[start]
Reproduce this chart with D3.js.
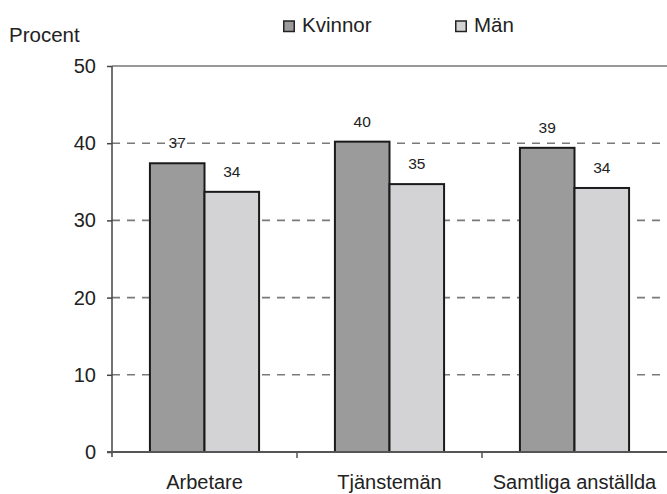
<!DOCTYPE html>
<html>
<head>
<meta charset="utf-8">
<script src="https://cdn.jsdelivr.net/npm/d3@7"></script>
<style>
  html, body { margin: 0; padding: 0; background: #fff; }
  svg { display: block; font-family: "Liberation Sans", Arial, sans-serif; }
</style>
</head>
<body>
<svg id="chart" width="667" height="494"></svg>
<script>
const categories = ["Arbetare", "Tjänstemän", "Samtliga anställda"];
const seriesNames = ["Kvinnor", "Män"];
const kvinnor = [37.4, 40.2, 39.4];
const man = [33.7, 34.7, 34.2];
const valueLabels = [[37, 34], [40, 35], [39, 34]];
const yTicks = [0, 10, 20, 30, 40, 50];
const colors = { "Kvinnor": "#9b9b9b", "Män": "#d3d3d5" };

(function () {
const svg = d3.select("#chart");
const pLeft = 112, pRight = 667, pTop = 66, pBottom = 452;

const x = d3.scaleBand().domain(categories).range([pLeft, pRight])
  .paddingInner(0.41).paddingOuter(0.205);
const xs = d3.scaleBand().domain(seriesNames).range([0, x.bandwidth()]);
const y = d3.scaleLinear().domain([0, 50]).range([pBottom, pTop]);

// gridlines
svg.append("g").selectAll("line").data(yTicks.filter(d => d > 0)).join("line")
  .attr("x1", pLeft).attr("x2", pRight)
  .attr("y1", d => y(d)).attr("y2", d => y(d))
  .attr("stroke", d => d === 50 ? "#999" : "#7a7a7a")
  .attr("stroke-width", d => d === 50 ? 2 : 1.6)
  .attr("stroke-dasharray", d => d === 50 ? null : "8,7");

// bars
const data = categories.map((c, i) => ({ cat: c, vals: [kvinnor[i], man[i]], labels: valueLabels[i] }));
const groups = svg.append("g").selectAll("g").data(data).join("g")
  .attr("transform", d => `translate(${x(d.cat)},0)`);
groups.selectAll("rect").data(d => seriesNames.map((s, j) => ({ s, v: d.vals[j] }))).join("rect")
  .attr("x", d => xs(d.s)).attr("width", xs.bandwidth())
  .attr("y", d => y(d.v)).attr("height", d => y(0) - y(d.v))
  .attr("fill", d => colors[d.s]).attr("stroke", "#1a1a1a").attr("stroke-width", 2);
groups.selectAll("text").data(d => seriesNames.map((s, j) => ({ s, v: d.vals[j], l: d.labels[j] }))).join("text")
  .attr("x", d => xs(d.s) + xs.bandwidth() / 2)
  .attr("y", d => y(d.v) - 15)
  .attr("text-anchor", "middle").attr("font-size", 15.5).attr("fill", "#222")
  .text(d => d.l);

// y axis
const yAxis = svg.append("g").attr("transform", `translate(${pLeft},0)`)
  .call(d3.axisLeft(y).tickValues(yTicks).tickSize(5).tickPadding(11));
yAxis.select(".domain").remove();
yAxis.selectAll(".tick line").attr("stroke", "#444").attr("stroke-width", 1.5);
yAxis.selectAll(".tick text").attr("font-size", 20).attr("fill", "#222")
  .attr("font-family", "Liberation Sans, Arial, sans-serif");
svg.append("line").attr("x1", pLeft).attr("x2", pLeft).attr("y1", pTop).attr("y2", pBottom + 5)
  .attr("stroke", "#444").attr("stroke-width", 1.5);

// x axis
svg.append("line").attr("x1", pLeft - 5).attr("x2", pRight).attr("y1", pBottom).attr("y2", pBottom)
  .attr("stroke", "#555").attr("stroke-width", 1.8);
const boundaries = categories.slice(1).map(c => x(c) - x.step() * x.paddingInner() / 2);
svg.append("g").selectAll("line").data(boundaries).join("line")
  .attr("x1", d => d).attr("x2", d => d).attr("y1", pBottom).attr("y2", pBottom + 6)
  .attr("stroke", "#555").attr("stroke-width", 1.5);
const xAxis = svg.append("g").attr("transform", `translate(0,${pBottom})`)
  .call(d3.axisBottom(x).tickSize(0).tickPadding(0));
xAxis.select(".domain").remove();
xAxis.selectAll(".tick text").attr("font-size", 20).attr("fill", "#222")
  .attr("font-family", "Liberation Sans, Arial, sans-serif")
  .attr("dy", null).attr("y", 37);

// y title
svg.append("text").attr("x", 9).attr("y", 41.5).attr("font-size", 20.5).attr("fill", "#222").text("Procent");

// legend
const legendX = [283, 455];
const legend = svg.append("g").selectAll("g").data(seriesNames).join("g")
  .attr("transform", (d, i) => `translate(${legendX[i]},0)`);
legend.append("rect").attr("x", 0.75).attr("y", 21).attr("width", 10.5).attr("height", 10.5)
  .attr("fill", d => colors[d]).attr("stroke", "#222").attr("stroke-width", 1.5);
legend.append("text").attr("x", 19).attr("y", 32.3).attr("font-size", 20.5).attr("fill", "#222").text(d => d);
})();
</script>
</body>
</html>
[end]
**Written problem:** Give only a number: how many lines of the data hold the string "chart"?

**Response for this exercise:** 3